In recent years, words like “diversity” and “inclusion” have received a lot of fanfare, and for good reason. Most of us can agree that these are concepts that should and must be embraced in any society that purports to be enlightened and free.
But what do these ideals actually mean in real life? What do they look like in actual practice? And how should they inform your parenting?
Why Does Diversity and Inclusion Matter?
The simple fact is that diversity and inclusion aren’t just matters for adults. You don’t just grow up and realize one day that you need to become more culturally aware. Studies increasingly show that true inclusivity and real cultural sensitivity begin in childhood.
The science suggests, for example, that children begin to notice racial and ethnic differences far earlier than many parents realize. Even more significant, they notice how you respond to those differences and they take their cues from that. After all, you are their first and best role model. You are the one to introduce them to the world.
So if you are hesitant or uncomfortable in talking about race or exploring cultural differences, your child is likely to pick up on that. In turn, they’re more likely to internalize the same feelings. Above all, you don’t want to unintentionally teach your children to be embarrassed by—or worse, to fear—those who look, sound, or behave differently than they do.
Where to Begin
Because children begin to be aware of racial and cultural differences so young, it’s imperative to open up a dialogue early.
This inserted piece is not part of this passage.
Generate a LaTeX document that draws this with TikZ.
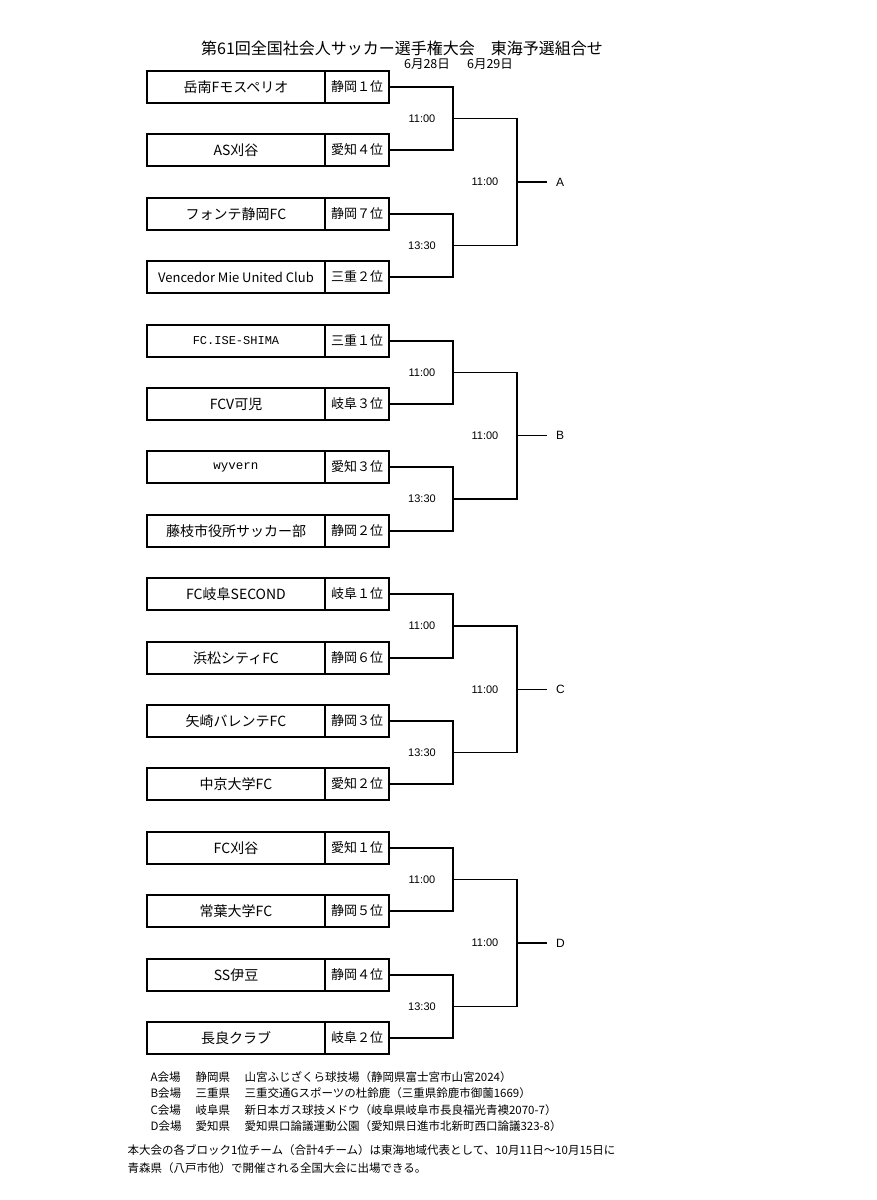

And it doesn’t have to be heavy. In fact, it can and should be honest and age-appropriate. For example, you might begin with your toddler by introducing books that feature characters of different races and ethnicities. Or you might incorporate new foods or new holidays and festivals into your family life. Doing so can serve as a fun learning opportunity, similarly to the joy you feel in learning about your own family’s native traditions.
As your little one moves from toddlerhood to childhood, then you can begin broaching more difficult topics with more context and nuance. It’s important that every child be introduced to the concept of civil rights, and how those contexts are still relevant today. These can be discussed in age appropriate ways throughout their childhood.
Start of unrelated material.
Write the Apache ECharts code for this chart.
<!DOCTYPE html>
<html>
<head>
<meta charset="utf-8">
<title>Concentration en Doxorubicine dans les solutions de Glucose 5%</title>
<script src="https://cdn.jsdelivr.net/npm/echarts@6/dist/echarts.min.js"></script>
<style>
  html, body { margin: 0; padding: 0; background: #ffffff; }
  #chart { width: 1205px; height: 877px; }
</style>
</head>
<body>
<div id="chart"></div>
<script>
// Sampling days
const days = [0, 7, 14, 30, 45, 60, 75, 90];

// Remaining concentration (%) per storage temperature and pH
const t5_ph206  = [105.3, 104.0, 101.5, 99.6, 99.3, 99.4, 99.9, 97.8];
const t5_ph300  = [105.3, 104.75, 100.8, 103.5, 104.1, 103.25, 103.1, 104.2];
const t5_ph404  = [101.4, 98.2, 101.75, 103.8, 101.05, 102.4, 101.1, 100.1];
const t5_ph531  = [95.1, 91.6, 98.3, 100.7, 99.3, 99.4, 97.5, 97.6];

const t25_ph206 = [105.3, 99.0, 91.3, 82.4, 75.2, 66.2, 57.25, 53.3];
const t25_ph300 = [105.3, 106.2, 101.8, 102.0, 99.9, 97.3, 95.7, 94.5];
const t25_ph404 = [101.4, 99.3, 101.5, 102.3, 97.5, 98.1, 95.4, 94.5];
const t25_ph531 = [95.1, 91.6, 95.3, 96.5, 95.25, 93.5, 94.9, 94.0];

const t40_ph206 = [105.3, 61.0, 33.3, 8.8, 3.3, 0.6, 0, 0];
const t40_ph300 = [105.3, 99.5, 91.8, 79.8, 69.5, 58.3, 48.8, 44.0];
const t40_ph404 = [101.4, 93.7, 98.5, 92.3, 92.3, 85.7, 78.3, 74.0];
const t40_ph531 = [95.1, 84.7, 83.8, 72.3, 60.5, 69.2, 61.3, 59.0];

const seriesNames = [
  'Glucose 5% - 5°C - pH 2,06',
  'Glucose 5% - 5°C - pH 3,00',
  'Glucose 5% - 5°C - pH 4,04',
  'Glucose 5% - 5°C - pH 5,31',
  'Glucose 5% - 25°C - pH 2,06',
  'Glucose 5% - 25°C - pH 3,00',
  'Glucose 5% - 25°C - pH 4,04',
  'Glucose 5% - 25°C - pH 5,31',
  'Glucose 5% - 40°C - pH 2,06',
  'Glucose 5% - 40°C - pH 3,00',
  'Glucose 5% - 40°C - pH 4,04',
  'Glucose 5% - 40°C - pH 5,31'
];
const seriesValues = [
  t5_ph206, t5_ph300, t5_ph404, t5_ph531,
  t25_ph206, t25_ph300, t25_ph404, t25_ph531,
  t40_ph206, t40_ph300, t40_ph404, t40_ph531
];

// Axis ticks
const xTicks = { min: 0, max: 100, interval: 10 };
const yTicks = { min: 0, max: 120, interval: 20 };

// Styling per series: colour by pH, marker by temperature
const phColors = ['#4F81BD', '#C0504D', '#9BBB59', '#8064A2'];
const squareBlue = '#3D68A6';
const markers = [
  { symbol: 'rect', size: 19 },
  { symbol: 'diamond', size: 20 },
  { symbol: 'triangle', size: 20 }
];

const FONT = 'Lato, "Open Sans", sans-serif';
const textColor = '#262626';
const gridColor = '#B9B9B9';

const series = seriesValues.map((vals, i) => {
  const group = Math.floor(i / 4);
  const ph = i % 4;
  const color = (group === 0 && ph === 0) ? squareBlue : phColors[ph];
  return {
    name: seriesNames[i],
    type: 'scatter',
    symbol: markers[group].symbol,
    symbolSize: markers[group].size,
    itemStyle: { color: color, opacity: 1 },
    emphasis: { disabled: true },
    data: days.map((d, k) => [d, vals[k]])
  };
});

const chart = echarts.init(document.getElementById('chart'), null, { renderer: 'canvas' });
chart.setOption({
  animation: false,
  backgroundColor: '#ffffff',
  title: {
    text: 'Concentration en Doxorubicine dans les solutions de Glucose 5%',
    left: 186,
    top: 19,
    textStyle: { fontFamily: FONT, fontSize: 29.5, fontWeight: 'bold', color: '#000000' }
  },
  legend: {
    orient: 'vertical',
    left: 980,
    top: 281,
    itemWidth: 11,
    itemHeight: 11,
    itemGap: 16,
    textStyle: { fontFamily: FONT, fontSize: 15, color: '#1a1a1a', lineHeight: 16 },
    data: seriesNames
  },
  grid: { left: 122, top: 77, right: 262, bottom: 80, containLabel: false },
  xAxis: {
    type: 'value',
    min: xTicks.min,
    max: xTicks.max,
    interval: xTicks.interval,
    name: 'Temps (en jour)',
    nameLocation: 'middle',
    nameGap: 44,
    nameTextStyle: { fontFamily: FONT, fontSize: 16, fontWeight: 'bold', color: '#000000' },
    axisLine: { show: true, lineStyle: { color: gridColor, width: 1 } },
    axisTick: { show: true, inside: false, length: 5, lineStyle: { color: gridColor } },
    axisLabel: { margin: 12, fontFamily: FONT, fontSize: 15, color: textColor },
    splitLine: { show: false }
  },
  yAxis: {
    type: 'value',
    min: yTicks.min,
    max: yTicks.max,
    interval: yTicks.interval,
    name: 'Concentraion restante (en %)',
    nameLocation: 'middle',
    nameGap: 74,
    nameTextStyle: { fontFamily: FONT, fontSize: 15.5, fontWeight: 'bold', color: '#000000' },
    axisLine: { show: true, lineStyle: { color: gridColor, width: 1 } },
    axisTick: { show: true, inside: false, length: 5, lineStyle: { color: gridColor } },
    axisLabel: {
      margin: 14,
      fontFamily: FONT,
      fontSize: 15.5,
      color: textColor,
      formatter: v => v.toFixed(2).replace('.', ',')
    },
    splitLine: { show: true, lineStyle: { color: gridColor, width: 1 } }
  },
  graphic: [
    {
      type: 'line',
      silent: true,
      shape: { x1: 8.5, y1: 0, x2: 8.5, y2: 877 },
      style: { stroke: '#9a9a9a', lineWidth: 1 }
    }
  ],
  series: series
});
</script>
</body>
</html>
It’s also important to reach out to your school-aged children’s teachers to learn more about how diversity is being addressed in the classroom. You might offer your support for teachers who are working to integrate diversity into their curricula in a variety of ways. For example, you might reach out to your school board to discuss how diversity is addressed in their lessons. Or you might offer your assistance to teachers as they plan projects to celebrate important cultural events, like Black History Month or Chinese New Year.
An Expanding Perspective
As children learn about different races and cultures, it is also imperative that they begin to appreciate diverse standards of beauty. Fortunately, this is easier today than it has been in decades past. The beauty industry, once notorious for its singular and devastatingly unattainable standard of beauty, has now begun to celebrate a much broader and more inclusive concept of the beautiful, one that rejects the “standard” entirely.
Saturating your child with images and media that celebrates rather than denigrates. Exposing them to this kind of media from an early age ensures they will more easily grasp that differences aren’t bad. In fact, these differences can be admired and celebrated. After all, true inclusivity means understanding that there are many ways of being in and moving through this world. All of those differences are valuable, important, and lovable.
Issues of race, diversity, and inclusivity have received a lot of attention in recent years. Unfortunately, they have all too often been associated with the pain of social injustice than with the power of true social equality. And that may make you reluctant to open up these topics to your children. The reality, though, is that your kids are likely already noticing racial and ethnic differences. And that means that it’s not just important but necessary to begin teaching them early on not to fear or be embarrassed about difference, but instead to embrace, explore, understand and celebrate those differences.